A Dutch TV documentary (see video at the bottom of this page) looks at Trump’s dark money and dubious business partners including Russian oligarchs and convicted members of organized crime. The documentary specifically looks at Trump's relationship with a man that was once on Trump's payroll,  Russian mobster and convicted fellon Felix Sater.

Sater was found guilty of racketeering and Trump may also be guilty of the same crime. Trump is alleged to be involved with a money laundering pyramid scheme that helps Russian billionaires move money out of Russia. Through his association with a front-company called Bayrock, Trump may be guilty of graft, tax fraud and running a criminal organization. Part Two of the Dutch documentary series explores Trump’s relationship with Israeli billionaire Lev Leviev, who is suspected of trading in blood diamonds.

Trump may have violated a number of anti-money laundering laws. According to recent reports the Senate Intelligence Committee has requested information about a $10 million money laundering penalty imposed against Trump’s Taj Mahal casino in 2015.

Bribes and hypocrisy

In a flagrant example of quid pro quo, Ivanka Trump praised the progress of women's rights in Saudi Arabia and the UAE. In exchange the two nations pledged a $100 million donation to Ivanka's global project for women entrepreneurs.
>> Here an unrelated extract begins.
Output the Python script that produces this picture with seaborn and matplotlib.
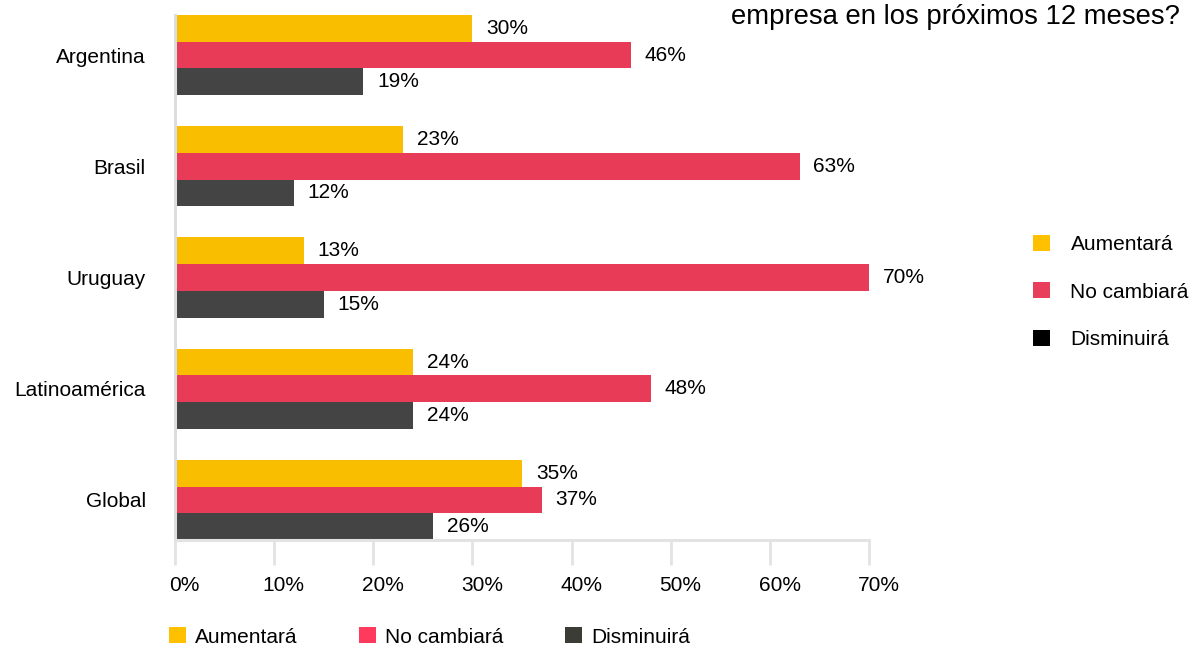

Saudi Arabia and the UAE are universally recognized as some of the worst places in the world for women. In these countries women cannot do very much without the permission of male guardians this includes the right to travel anywhere or gain access higher education.

Like Ivanka, Trump's hypocrisy knows no bounds. Trump's tour of the Middle East may be designed to get him away from the constitutional crisis back home but his ineptitude has only landed him in more hot water.  In stunning reversal Trump did another 180. His rhetoric went from a steady spew of anti-Islamic vitriol to obsequious efforts to pander to Muslim leaders.

The savage irony is apparent to all but the president's supporters. Trump ran on a platform of draining the swamp, yet he sacked a leading swamp drainer, when he fired Preet Bhahara, the U.S. Attorney for the Southern District of New York. Trump railed against Hilary Clinton for giving a speech at Goldman Sachs and then he went on to put senior executives from Goldman Sach's into key administration positions.

Threat to democracy

Trump is not only the most dishonest US president in history he is also the most corrupt. This corruption not only erodes America's credibility it siphons vast amounts of public funds. Even more importantly corruption also imperils democracy itself.

There are efforts underway to combat corruption and defend democracy.  Americans could learn a lot from events in Romania this past winter. 

"Trump's presidency is deeply corrupted, our democracy is compromised, and the system of checks and balances is failing us," Bill Moyers wrote.  Impeachment may be the only recourse but this will only work if Republican lawmakers see it as a matter of political survival.